You may be surprised where you will find that sweet and sneaky sugar that we hate to love.  Be cautious of foods that are fat free, carb free, or sugar free.  They may be “free” of one thing, but usually something else is added in its place.  More often than not, that something is a form of sugar, especially those sugar alcohols.  Here are some other culprits of hidden sugar:

  • Granola
  • Fruit bars, nut bars
  • Dried fruit
  • Processed food…if it’s in a box or a package it’s most likely processed!
  • Fast food
  • Condiments like salad dressings, ketchup, and barbeque sauce
  • Spice mixes and seasonings
  • Flavored yogurt (a 6 oz cup has about 25 grams of sugar)
  • Cereal and packaged oatmeal (even those “healthy” cereals that are high fiber or whole grain are often packed with sugar)

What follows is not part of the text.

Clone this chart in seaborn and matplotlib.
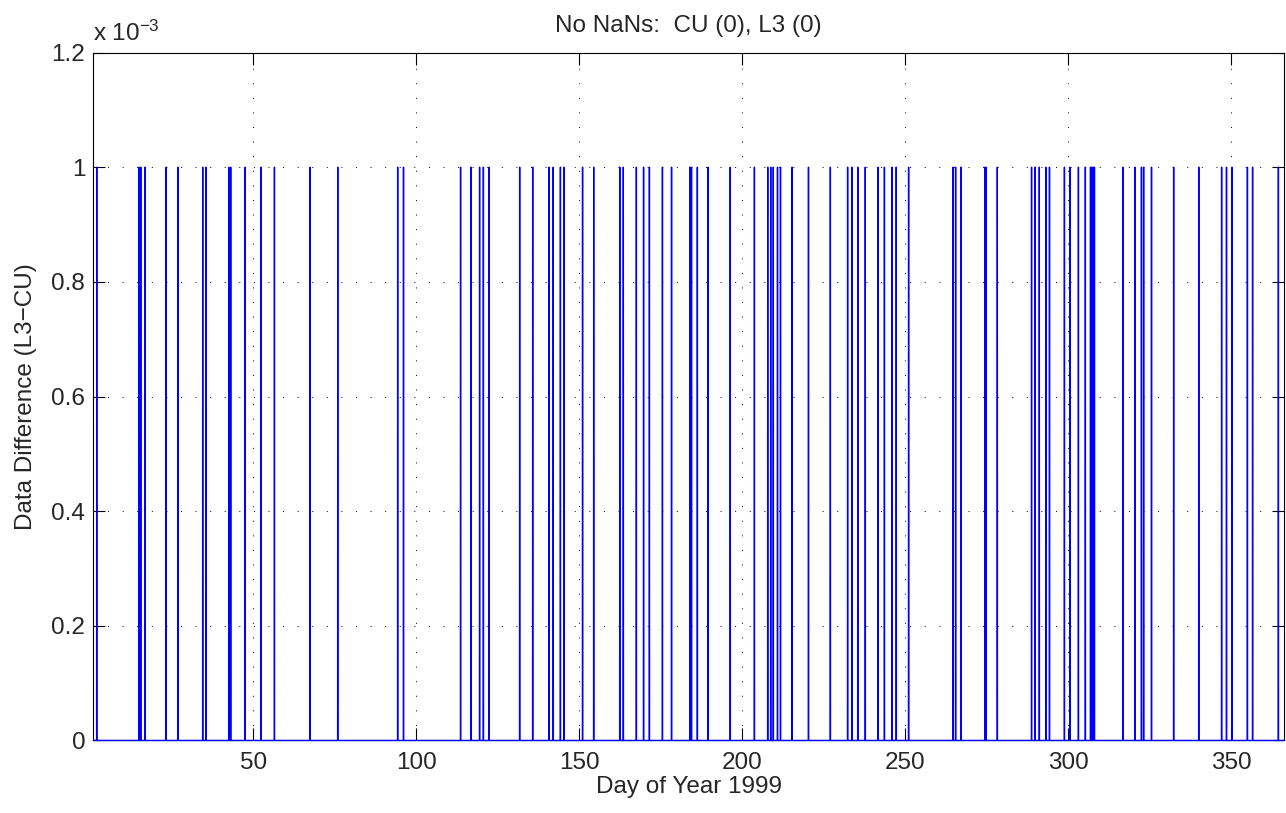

  • Canned soups, vegetables, and especially some canned tomato products
  • Bread, including English muffins, bagels, and sandwich thins

The convenience of prepackaged “foods” like these is sometimes hard to resist, but just by eliminating (or at least minimizing) them, you can significantly cut your sugar intake.  Even the ones that aren’t laden with sugar generally have other additives, preservatives, or ingredients we can’t even pronounce!  It’s time to get back to eating real food!  As often as possible, choose to cook at home.  It doesn’t have to be a big production, or even the day of.  Prepare salad mixes, wash and chop veggies, and cook meats in advance, maybe on a Sunday afternoon, so you have healthful, nutritious food at the ready for those busy weekday nights – your own “prepackaged” food!  Make use of a slow-cooker for soups and stews, roasts, pulled pork, and most anything else.  Make extra so you have enough for lunch the next day, or can even repurpose the leftovers into a whole new meal.  A few extra minutes now can have tremendous long-term benefits for your overall health and well-being!